Now here's the magnitude plot (gain relative to the generator at the input)
This shows the way the RC networks roll off (the 'knee' comes where the phase is transitioning
between the low frequency and high frequency values). At the 45 degree point, the gain of the RC
network is one over root two down, but the effect of the action of U2 is that the networks counter
each other to give a gain out of unity at that point. The integrator gain has also fallen to unity at
that frequency, and that results in a gain of one round the loop at the oscillation frequency.
Actually, at the oscillation frequency, the integrator gain is a fraction above unity and the RC
networks a fraction below, so the frequency isn't quite where the two meet, though it's close.

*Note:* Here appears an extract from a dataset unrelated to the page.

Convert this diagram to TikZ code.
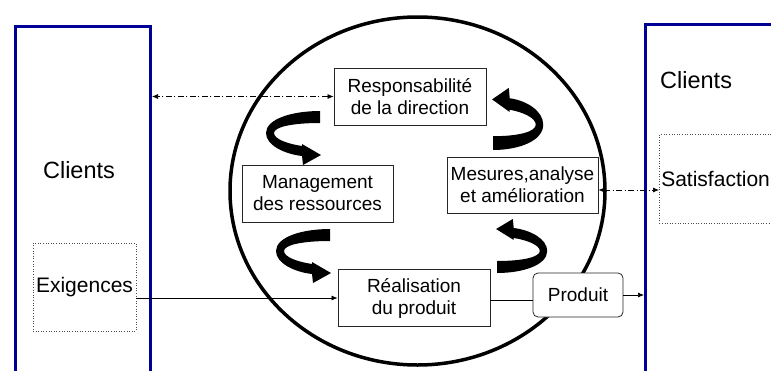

Because it's all so finely balanced, if we had all the RC networks the same, there would be a real
possibility that it wouldn't start up, so to deal with that I made R24 23k rather than 22k. That has
this effect on the breadboard circuit:
with R24=22k
now with R24=23k
That all makes predicting the precise frequency of oscillation from the open-loop response somewhat
complicated even though the criteria for oscillation is quite simple (unity gain and 360 degrees
phase shift).
I hope that was of some interest. It's taken me a bit further along the road to understanding
simulation, so I'm benefiting from all this, even if it is a bit of a struggle to understand at
times.
[1] IC Op-Amp Cookbook by Walter Jung. Howard W. Sams & Co. First edition 1974.
[2] An Analog Electronics Companion by Scott Hamilton. CUP. First edition 2003.